___ Information provided
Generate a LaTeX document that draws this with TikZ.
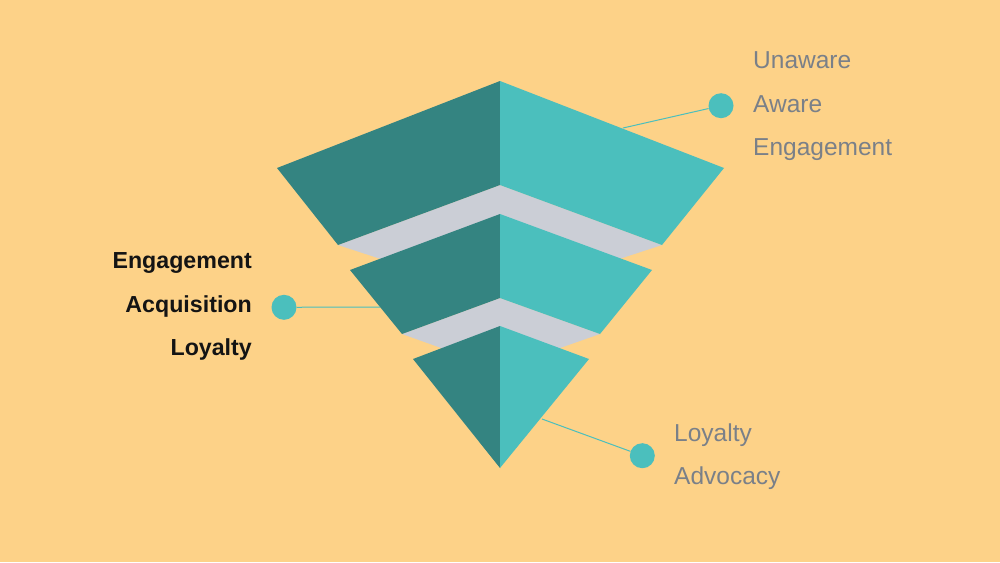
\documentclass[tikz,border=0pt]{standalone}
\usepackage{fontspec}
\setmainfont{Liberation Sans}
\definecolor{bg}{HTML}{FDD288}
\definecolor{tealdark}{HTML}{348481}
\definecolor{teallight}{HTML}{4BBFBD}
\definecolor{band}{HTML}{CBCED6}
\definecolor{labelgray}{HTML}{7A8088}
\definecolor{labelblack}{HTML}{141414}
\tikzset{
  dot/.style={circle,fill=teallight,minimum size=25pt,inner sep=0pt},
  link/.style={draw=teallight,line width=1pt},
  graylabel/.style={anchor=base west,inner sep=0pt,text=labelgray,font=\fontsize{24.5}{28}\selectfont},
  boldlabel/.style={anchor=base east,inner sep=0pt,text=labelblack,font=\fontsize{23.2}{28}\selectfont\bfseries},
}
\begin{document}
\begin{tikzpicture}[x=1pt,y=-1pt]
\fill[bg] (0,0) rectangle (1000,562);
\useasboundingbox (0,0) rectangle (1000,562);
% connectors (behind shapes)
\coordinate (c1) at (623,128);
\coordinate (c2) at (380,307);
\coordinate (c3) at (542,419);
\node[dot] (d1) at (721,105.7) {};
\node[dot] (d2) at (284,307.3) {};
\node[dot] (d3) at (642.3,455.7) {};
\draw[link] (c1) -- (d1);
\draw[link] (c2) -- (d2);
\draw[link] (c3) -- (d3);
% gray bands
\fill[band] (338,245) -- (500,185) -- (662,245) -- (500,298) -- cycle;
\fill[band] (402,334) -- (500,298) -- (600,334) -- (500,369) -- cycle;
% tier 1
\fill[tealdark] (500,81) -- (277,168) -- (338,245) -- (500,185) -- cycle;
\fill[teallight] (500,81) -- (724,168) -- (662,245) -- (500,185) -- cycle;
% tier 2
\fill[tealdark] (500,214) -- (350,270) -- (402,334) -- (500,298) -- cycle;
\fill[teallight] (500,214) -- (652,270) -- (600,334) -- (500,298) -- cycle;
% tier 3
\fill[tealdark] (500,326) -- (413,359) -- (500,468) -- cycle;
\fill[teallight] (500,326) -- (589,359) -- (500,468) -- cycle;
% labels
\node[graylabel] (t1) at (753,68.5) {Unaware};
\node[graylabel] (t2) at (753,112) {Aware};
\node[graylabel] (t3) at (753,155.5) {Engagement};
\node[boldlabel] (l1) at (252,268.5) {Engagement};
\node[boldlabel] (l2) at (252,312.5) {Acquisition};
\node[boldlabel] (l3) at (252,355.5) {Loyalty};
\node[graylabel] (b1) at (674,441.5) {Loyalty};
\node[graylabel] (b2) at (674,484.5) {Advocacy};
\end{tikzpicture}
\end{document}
______
▸ Exercise details:
Print out the whole of the material word for word, without pictures.

▸ Task output:
Generate a LaTeX document that draws this with TikZ.
\documentclass[tikz,border=0pt]{standalone}
\usepackage{fontspec}
\setmainfont{Liberation Sans}
\definecolor{bg}{HTML}{FDD288}
\definecolor{tealdark}{HTML}{348481}
\definecolor{teallight}{HTML}{4BBFBD}
\definecolor{band}{HTML}{CBCED6}
\definecolor{labelgray}{HTML}{7A8088}
\definecolor{labelblack}{HTML}{141414}
\tikzset{
  dot/.style={circle,fill=teallight,minimum size=25pt,inner sep=0pt},
  link/.style={draw=teallight,line width=1pt},
  graylabel/.style={anchor=base west,inner sep=0pt,text=labelgray,font=\fontsize{24.5}{28}\selectfont},
  boldlabel/.style={anchor=base east,inner sep=0pt,text=labelblack,font=\fontsize{23.2}{28}\selectfont\bfseries},
}
\begin{document}
\begin{tikzpicture}[x=1pt,y=-1pt]
\fill[bg] (0,0) rectangle (1000,562);
\useasboundingbox (0,0) rectangle (1000,562);
% connectors (behind shapes)
\coordinate (c1) at (623,128);
\coordinate (c2) at (380,307);
\coordinate (c3) at (542,419);
\node[dot] (d1) at (721,105.7) {};
\node[dot] (d2) at (284,307.3) {};
\node[dot] (d3) at (642.3,455.7) {};
\draw[link] (c1) -- (d1);
\draw[link] (c2) -- (d2);
\draw[link] (c3) -- (d3);
% gray bands
\fill[band] (338,245) -- (500,185) -- (662,245) -- (500,298) -- cycle;
\fill[band] (402,334) -- (500,298) -- (600,334) -- (500,369) -- cycle;
% tier 1
\fill[tealdark] (500,81) -- (277,168) -- (338,245) -- (500,185) -- cycle;
\fill[teallight] (500,81) -- (724,168) -- (662,245) -- (500,185) -- cycle;
% tier 2
\fill[tealdark] (500,214) -- (350,270) -- (402,334) -- (500,298) -- cycle;
\fill[teallight] (500,214) -- (652,270) -- (600,334) -- (500,298) -- cycle;
% tier 3
\fill[tealdark] (500,326) -- (413,359) -- (500,468) -- cycle;
\fill[teallight] (500,326) -- (589,359) -- (500,468) -- cycle;
% labels
\node[graylabel] (t1) at (753,68.5) {Unaware};
\node[graylabel] (t2) at (753,112) {Aware};
\node[graylabel] (t3) at (753,155.5) {Engagement};
\node[boldlabel] (l1) at (252,268.5) {Engagement};
\node[boldlabel] (l2) at (252,312.5) {Acquisition};
\node[boldlabel] (l3) at (252,355.5) {Loyalty};
\node[graylabel] (b1) at (674,441.5) {Loyalty};
\node[graylabel] (b2) at (674,484.5) {Advocacy};
\end{tikzpicture}
\end{document}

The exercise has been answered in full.